Source data:
★ ★ ★

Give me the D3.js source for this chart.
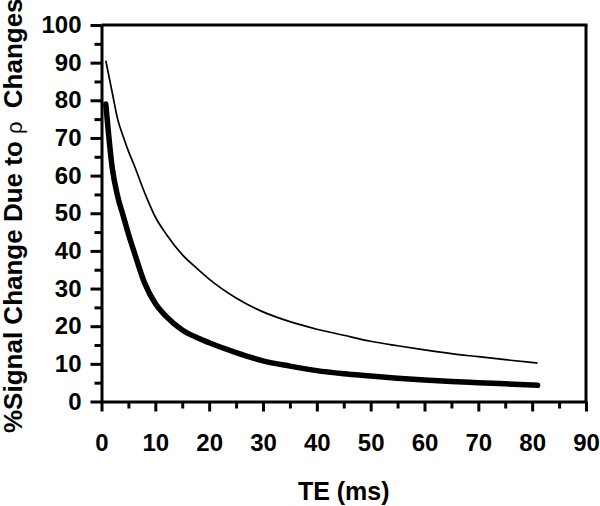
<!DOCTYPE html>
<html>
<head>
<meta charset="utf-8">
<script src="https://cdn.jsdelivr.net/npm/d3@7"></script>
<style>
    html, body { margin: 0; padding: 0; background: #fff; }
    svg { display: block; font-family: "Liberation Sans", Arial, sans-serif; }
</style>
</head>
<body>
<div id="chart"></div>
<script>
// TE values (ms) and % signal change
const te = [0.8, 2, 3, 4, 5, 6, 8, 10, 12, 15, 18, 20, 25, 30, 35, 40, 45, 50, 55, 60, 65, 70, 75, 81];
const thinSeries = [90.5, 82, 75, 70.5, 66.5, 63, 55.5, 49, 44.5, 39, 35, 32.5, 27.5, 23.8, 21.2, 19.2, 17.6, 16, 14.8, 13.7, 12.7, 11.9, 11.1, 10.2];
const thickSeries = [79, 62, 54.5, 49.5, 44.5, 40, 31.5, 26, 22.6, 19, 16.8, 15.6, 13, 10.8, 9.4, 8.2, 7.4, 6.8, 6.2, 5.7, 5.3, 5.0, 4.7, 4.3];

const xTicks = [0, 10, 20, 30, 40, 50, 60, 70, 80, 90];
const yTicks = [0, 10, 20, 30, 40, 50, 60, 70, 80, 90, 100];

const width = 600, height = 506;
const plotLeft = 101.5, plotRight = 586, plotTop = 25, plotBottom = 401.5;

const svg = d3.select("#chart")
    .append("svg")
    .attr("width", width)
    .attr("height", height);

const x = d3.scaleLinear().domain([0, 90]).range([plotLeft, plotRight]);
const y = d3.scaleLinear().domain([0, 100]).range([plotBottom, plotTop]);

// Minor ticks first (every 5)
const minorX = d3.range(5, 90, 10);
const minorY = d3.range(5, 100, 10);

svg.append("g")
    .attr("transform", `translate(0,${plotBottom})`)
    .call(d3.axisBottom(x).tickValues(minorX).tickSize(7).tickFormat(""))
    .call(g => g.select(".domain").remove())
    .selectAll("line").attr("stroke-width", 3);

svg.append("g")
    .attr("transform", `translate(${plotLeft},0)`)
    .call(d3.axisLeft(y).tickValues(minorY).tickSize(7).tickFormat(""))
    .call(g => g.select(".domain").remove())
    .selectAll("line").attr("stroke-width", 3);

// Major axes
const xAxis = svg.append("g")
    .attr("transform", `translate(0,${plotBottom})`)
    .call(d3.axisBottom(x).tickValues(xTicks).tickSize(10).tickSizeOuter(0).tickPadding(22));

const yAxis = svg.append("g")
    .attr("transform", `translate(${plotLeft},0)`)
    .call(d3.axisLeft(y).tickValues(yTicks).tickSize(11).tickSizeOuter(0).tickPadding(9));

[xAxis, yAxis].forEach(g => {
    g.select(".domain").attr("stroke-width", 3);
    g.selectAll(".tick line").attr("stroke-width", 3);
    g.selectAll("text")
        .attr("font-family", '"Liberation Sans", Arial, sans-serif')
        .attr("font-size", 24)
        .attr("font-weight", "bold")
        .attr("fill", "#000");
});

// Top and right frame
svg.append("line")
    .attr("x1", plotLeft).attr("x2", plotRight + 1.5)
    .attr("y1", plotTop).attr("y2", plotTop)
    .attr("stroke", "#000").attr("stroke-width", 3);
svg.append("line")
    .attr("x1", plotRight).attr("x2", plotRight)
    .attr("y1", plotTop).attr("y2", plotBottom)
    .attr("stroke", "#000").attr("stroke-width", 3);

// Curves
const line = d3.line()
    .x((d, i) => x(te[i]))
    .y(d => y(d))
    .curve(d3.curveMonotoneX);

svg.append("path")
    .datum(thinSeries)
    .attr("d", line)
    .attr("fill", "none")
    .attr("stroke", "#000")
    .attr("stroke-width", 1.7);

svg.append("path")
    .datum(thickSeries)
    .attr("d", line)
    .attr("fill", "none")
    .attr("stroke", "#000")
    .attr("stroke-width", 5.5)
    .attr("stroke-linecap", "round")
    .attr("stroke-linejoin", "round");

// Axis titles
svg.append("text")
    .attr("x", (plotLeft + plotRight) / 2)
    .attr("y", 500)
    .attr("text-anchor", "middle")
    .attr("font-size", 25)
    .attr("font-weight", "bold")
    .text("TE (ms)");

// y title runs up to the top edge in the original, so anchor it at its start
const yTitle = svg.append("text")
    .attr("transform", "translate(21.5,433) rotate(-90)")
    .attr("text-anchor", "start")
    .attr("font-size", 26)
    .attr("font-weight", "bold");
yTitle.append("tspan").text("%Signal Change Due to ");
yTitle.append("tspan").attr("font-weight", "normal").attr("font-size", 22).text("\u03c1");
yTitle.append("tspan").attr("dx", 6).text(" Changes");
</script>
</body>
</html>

★ ★ ★

Aim of the exercise: Out of the material above, select every line that holds the string "chart".

Result below:
Give me the D3.js source for this chart.
<div id="chart"></div>
const svg = d3.select("#chart")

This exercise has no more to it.